C.S. Lewis, in his book Mere Christianity, said, “Creatures are not born with desires unless satisfaction for those desires exists. A baby feels hunger: well, there is such a thing as food. A duckling wants to swim: well, there is such a thing as water. If I find in myself a desire which no experience in this world can satisfy, the most probable explanation is that I was made for another world.”
We were made for another world! That’s why this one doesn’t truly satisfy. If you are confident that your citizenship is in heaven, you are under no illusions about this world and its limitations. You can live without despair in this world.
“My hope is built on nothing less
Than Jesus blood and righteousness
I dare not trust the sweetest frame,
But wholly lean on Jesus’ name
On Christ, the solid rock, I stand
All other ground is sinking sand…”
When the Bible speaks about real hope, it is not talking about the heaven that is “out there” someday, nor is it talking primarily about the material or physical. It is actually talking about the power and presence of Jesus Christ.
Paul was on his way to Rome when the ship on which he was traveling was caught in a terrible storm off the coast of Crete. They were driven for days by the high winds, the clouds hid the sun, and they couldn’t tell if it was night or day. They threw their cargo and the ship’s tackle overboard. Acts 27:15, “And when the ship was caught, and could not bear up into the wind, we let her drive.”
In other words, they could no longer control the ship, so they released it to the storm. But Paul came up on the deck of the ship and told the sailors to “eat and take courage” because they probably would be shipwrecked! Or they might not! Either way, it was going to be all right.
Acts 27:23, “For there stood by me this night the angel of God, whose I am, and whom I serve, Saying, “Fear not, Paul; thou must be brought before Caesar: and, lo, God hath given thee all them that sail with thee.”
Real hope comes with the very presence of God standing beside us, saying, “It’s going to be all right. In spite of the storm, in spite of the shipwreck, it’s going to be all right.” Real hope saves us from being driven by the storm, drifting out of control.
I was blessed to take a trip to London, England in search of used and possibly rare books. At the end of the trip, we visited Westminster Abbey. It is a breathtakingly beautiful church. The tour had us crossing by the crypts of many great historical figures such as Tennyson, Dickens, Chaucer, Kipling, Browning; composers such as Handel and Williams; scientists such as Isaac Newton, etc. I came to the right side of the altar and entered the Hall of Kings & Queens of England. It was hard to imagine that I was that close to the crypts of all of the royalty that I had read about for years. I walked the Hall of Kings wondering if I could hear some word of wisdom, if there might be a whisper from the sages of the ages who had ruled this great country. I heard nothing.

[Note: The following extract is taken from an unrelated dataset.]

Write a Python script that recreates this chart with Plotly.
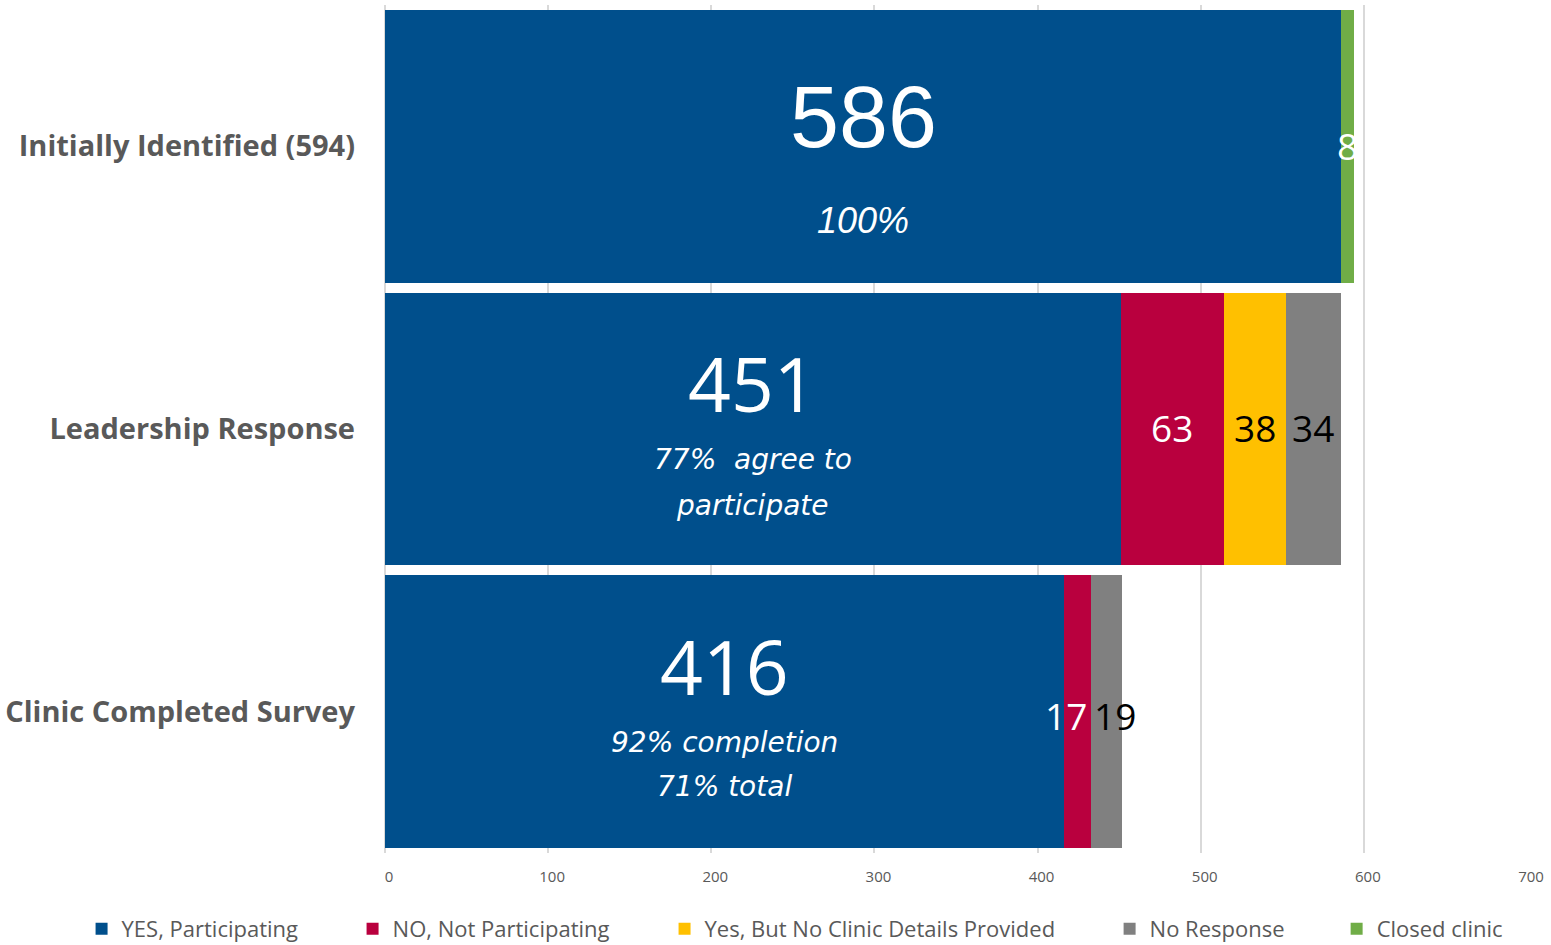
import plotly.graph_objects as go

# ---------------- data ----------------
categories = ["Initially Identified (594)", "Leadership Response", "Clinic Completed Survey"]
series_names = ["YES, Participating", "NO, Not Participating",
                "Yes, But No Clinic Details Provided", "No Response", "Closed clinic"]
yes_vals = [586, 451, 416]
no_vals = [0, 63, 17]
yesbut_vals = [0, 38, 0]
noresp_vals = [0, 34, 19]
closed_vals = [8, 0, 0]
subtitle_lines = [["100%"], ["77%  agree to", "participate"], ["92% completion", "71% total"]]
x_ticks = [0, 100, 200, 300, 400, 500, 600, 700]

# ---------------- style ----------------
colors = ["#004F8C", "#B9003E", "#FFC000", "#808080", "#70AD47"]
seg_text_colors = [None, "white", "black", "black", "white"]
grey = "#595959"
grid = "#D9D9D9"

all_vals = [yes_vals, no_vals, yesbut_vals, noresp_vals, closed_vals]

fig = go.Figure()
legend_x = [-0.2657, -0.0284, 0.2448, 0.6345, 0.8333]
for i, (name, vals) in enumerate(zip(series_names, all_vals)):
    lg = "legend" if i == 0 else f"legend{i+1}"
    fig.add_trace(go.Bar(
        y=categories, x=vals, name=name, orientation="h",
        marker=dict(color=colors[i], line=dict(width=0)),
        legend=lg, hoverinfo="x+name",
    ))

annotations = []
# big numbers + subtitles inside YES bars
big_fonts = [dict(family="Liberation Sans", size=88, color="white"),
             dict(family="Open Sans", size=75, color="white"),
             dict(family="Open Sans", size=75, color="white")]
big_shift = [30, 46.5, 45.5]
sub_fonts = [dict(family="Liberation Sans", size=36, color="white", style="italic"),
             dict(family="DejaVu Sans", size=28, color="white", style="italic"),
             dict(family="DejaVu Sans", size=28, color="white", style="italic")]
sub_shifts = [[-74], [-30.5, -76.5], [-31, -74.5]]
for j, cat in enumerate(categories):
    annotations.append(dict(x=yes_vals[j] / 2, y=cat, xref="x", yref="y", text=str(yes_vals[j]),
                            showarrow=False, font=big_fonts[j], yshift=big_shift[j]))
    for line, ys in zip(subtitle_lines[j], sub_shifts[j]):
        annotations.append(dict(x=yes_vals[j] / 2, y=cat, xref="x", yref="y", text=line,
                                showarrow=False, font=sub_fonts[j], yshift=ys))

# segment labels
label_xshift = {(1, 2): -12, (3, 2): 8}
label_yshift = [1, 2, -4]
for i in range(1, 5):
    for j, cat in enumerate(categories):
        v = all_vals[i][j]
        if v <= 0:
            continue
        base = sum(all_vals[k][j] for k in range(i))
        annotations.append(dict(x=base + v / 2, y=cat, xref="x", yref="y", text=str(v),
                                showarrow=False, xshift=label_xshift.get((i, j), 0),
                                yshift=label_yshift[j],
                                font=dict(family="Open Sans", size=37, color=seg_text_colors[i])))

layout_legends = {}
for i in range(5):
    key = "legend" if i == 0 else f"legend{i+1}"
    layout_legends[key] = dict(orientation="h", x=legend_x[i], xanchor="left",
                               y=-0.0896, yanchor="middle",
                               font=dict(family="Open Sans", size=22, color=grey),
                               bgcolor="rgba(0,0,0,0)", itemclick=False)

fig.update_layout(
    barmode="stack",
    bargap=0.035,
    autosize=False,
    width=1551, height=945,
    margin=dict(l=385, r=24, t=5, b=92, autoexpand=False),
    paper_bgcolor="white", plot_bgcolor="white",
    showlegend=True,
    annotations=annotations,
    xaxis=dict(range=[0, 700], tickvals=x_ticks, ticktext=[str(t) for t in x_ticks],
               showgrid=True, gridcolor=grid, gridwidth=1.5,
               zeroline=True, zerolinecolor=grid, zerolinewidth=1.5,
               showline=False, ticks="", ticklabelstandoff=13, ticklabelshift=4,
               tickfont=dict(family="Open Sans", size=15, color=grey), fixedrange=True),
    yaxis=dict(autorange="reversed", ticks="", showgrid=False, zeroline=False,
               ticklabelstandoff=29,
               tickfont=dict(family="Open Sans", size=29, color=grey, weight="bold"),
               fixedrange=True),
    **layout_legends,
)

fig.write_html("out.html", config={"responsive": False, "displayModeBar": False},
               post_script="document.body.style.margin='0';document.body.style.padding='0';")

As I exited the Hall of Kings & Queens, I realized that I was once again at the altar on the other side of the church. It was there that the Lord reminded me that all of the wisdom, help and hope I would ever need starts and ends at the altar. There has to be more to life than building and chasing kingdoms! All dynasties have crumbled and fallen. There is only one true King and only one kingdom that will last forever. We cannot be caught up in building our own roads and our own kingdoms.
Remember, “Roads that lead to nowhere are hard to build!” Jeremiah 29:11, “For I know the thoughts that I think toward you, saith the LORD, thoughts of peace, and not of evil, to give you an expected end.”
Hebrews 6:17-19, “Wherein God, willing more abundantly to shew unto the heirs of promise the immutability of his counsel, confirmed it by an oath. That by two immutable things, in which it was impossible for God to lie, we might have a strong consolation, who have fled for refuge to lay hold upon the hope set before us: Which hope we have as an anchor of the soul, both sure and steadfast…”
Paul said in Acts 27, “For there stood by me this night the angel of God … Saying, Fear not, Paul; thou must be brought before Caesar. I know I’m going to die someday…but not on this day. Why? Because I have to make it to Rome.”
That sounds a lot like 1 Peter 1:3-4, “Blessed be the God and Father of our Lord Jesus Christ, which according to his abundant mercy hath begotten us again unto a lively hope by the resurrection of Jesus Christ from the dead. To an inheritance incorruptible, and undefiled, and that fadeth not away, reserved in heaven for you.”
This is our help … this is our hope! It is greater than the promise made to Paul by the angel that he would make it to Rome. We have a hope that is eternal. We have a destination that awaits us that is not of this world. If it is reserved in heaven for you, then God must be expecting you!